3. Switched-mode power supply according to claim 1, characterized in that said first capacitor is connected to the switching transistor and the second capacitor is connected to the storage capacitor, the value of said first capacitor is smaller than the value of the second capacitor.

4. Switched-mode power supply according to claim 2, characterized in that the values of said first and second capacitors and the numbers of windings of said two sub-windings are selected in such a way that the ratio of the resonant frequencies is about 1:3.

5. Switched-mode power supply according to claim 1, characterized in that the transformer is a chamber transformer whose sub-windings on the primary side are fed out with a tap.

6. Switched-mode power supply according to claim 1, characterized in that said switching transistor is a MOSFET.

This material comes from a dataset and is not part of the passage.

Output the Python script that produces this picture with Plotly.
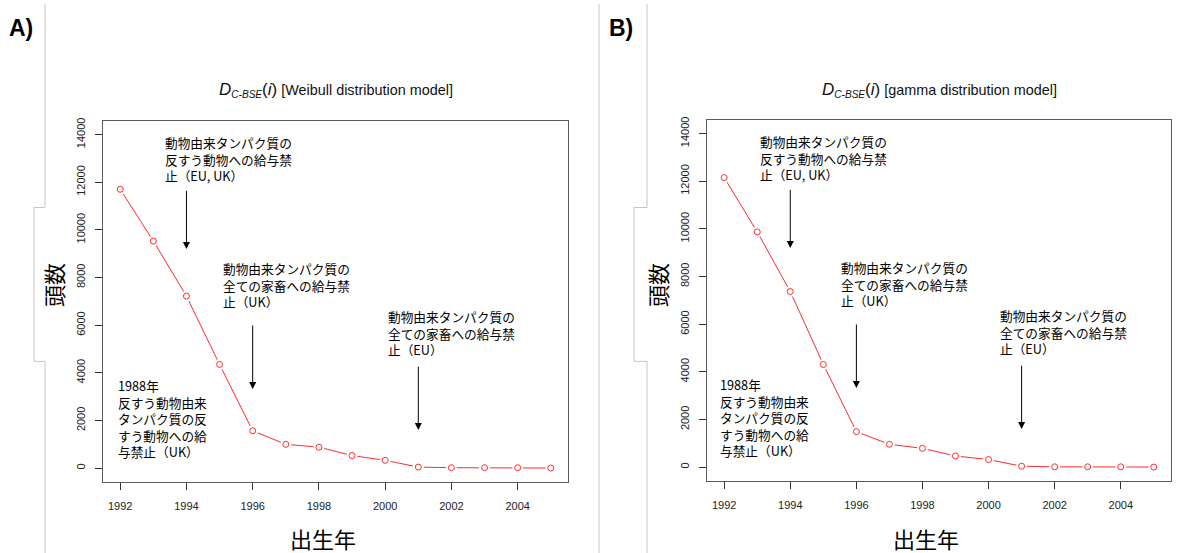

7. Switched-mode power supply comprisinga transformer with a primary winding and a secondary winding, a storage capacitor being coupled to a first terminal of said primary winding, and a switching transistor being coupled to a second terminal of said primary winding said switching transistor being connected in series with said primary winding, said primary winding being coupled between said storage capacitor and said switching transistor and being subdivided into first and second sub-windings with a tap, and first and second capacitors respectively coupled in parallel with said first and second sub-windings for a damping of oscillations.

8. Switched-mode power supply comprisinga transformer with a primary winding and a secondary winding, a storage capacitor being coupled to said primary winding, and a switching transistor being connected in series with said primary winding, said primary winding being coupled between said storage capacitor and said switching transistor and being subdivided into at least first and second sub-windings, and first and second capacitors each respectively coupled to said sub-windings for a damping of oscillations, said capacitors being connected in series.